Swimming for Injury Recovery

Exercising in water can help people recover from a variety of injuries.

Swimming isn’t just a way to cool off in the summer heat: time in the pool can also relieve pain and improve recovery from a wide range of injuries, including knee and back pain and can help even after you’ve had surgery.

Research shows that swimming and aquatic exercise can help people with injuries rebuild strength, increase range of motion, improve cardiovascular fitness, and more. Here’s what you need to know before you dive in.

How swimming helps

We all need exercise to stay healthy — even after we’ve suffered an injury. Because the buoyancy of water takes stress off the joints, swimming and other aquatic exercises are low impact and non-weight bearing, making them easier on the joints than many activities on land.

At the same time, water workouts aren’t easy. Water resistance challenges muscles and can help an injured person build or rebuild strength in the arms, shoulders, back, legs, or core to better support the joints. Swimming can also offer a challenging cardio workout and is a form of active stretching that can loosen up stiff muscles and ligaments.

For instance, if a knee, foot or ankle injury is preventing you from participating in your favourite physical activity or sport and you don’t want to lose your cardiovascular endurance, swimming is a great way to maintain or even increase your cardiovascular endurance while rehabilitating your injury — you may even find that your performance has even improved when you’re able to return to your activity or sport thanks to this cross-training.

Don’t go it alone

While swimming is relatively gentle on the body, some movements can exacerbate certain injuries.
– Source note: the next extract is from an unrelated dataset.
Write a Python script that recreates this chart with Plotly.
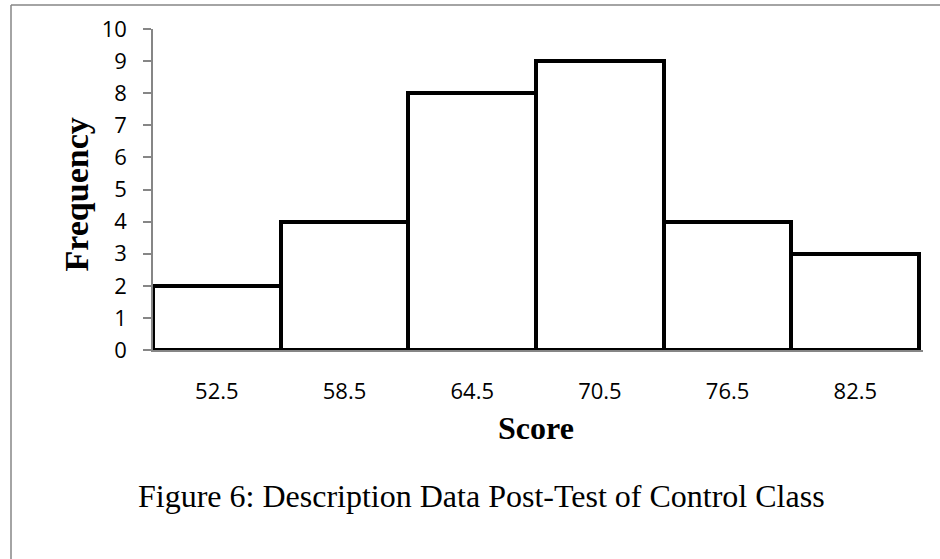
import plotly.graph_objects as go

# Data
categories = ["52.5", "58.5", "64.5", "70.5", "76.5", "82.5"]
frequency = [2, 4, 8, 9, 4, 3]
y_ticks = list(range(0, 11))

W, H = 940, 559
L, T = 153, 29
R_PX = 923
B_PX = 350
plot_w = R_PX - L
plot_h = B_PX - T


def px_x(px):
    return (px - L) / plot_w


def px_y(py):
    return (B_PX - py) / plot_h


fig = go.Figure()
fig.add_trace(go.Bar(
    x=categories,
    y=frequency,
    marker=dict(color="white", line=dict(color="black", width=4)),
    width=1.0,
    hoverinfo="skip",
))

axis_gray = "#868686"
fig.update_layout(
    width=W, height=H,
    margin=dict(l=L, r=W - R_PX, t=T, b=H - B_PX, pad=0),
    paper_bgcolor="white", plot_bgcolor="white",
    showlegend=False,
    bargap=0,
    xaxis=dict(
        type="category",
        range=[-0.5, 5.53],
        showgrid=False, zeroline=False,
        showline=True, linecolor=axis_gray, linewidth=1.5,
        ticks="", ticklabelstandoff=21,
        tickfont=dict(family="Open Sans", size=22, color="black"),
    ),
    yaxis=dict(
        range=[0, 10],
        tickvals=y_ticks,
        showgrid=False, zeroline=False,
        showline=True, linecolor=axis_gray, linewidth=1.5,
        ticks="outside", ticklen=8, tickcolor=axis_gray, tickwidth=1.5,
        ticklabelstandoff=12,
        tickfont=dict(family="Open Sans", size=22, color="black"),
    ),
    annotations=[
        dict(text="<b>Frequency</b>", textangle=-90, showarrow=False,
             xref="paper", yref="paper", x=px_x(76), y=px_y(194.5),
             xanchor="center", yanchor="middle",
             font=dict(family="Liberation Serif", size=34, color="black")),
        dict(text="<b>Score</b>", showarrow=False,
             xref="paper", yref="paper", x=px_x(535.5), y=px_y(427.5),
             xanchor="center", yanchor="middle",
             font=dict(family="Liberation Serif", size=32, color="black")),
        dict(text="Figure 6: Description Data Post-Test of Control Class", showarrow=False,
             xref="paper", yref="paper", x=px_x(481), y=px_y(496),
             xanchor="center", yanchor="middle",
             font=dict(family="Liberation Serif", size=32, color="black")),
    ],
    shapes=[
        dict(type="line", xref="paper", yref="paper",
             x0=px_x(11), x1=px_x(11), y0=px_y(5), y1=px_y(H + 5),
             line=dict(color=axis_gray, width=1.5)),
        dict(type="line", xref="paper", yref="paper",
             x0=px_x(11), x1=px_x(W + 5), y0=px_y(5), y1=px_y(5),
             line=dict(color=axis_gray, width=1.5)),
    ],
)

fig.write_html("out.html", config={"displayModeBar": False})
Check with your doctor or physiotherapist to make sure it’s safe for you to jump in the pool this summer. An evaluation from a physiotherapist will help you determine what kind of water activity is best for your body and how you can prevent further injury.

Different folks, different strokes

If it’s safe for you to swim, ask your physiotherapist to suggest strokes that would be safest for you. Those who’ve suffered back or neck problems, for instance, might be wiser to do a breaststroke over a butterfly or freestyle stroke, which both involve more trunk rotation. The backstroke may be best for anyone concerned about hyperextending their spine (it’s also a fun, easy stroke for beginners).

Form matters

After an injury, your form matters more than ever. Be mindful of your technique and, if you’re a beginner or haven’t spent much time in the pool lately, consider hiring a coach or trainer for both advice and encouragement. Research shows that you’ll get the best results from swimming at least twice a week, but make sure to ramp up your activity slowly to avoid a swimming-related injury.

Can’t swim? No problem.

If lane swimming doesn’t work for you, there are other water-based exercises that offer the same benefits. Aquatherapy (walking or jogging in water) and water aerobics can both ease pain and speed recovery from injury. Most local pools offer a wide variety of classes that would likely be suitable for your age and level of health.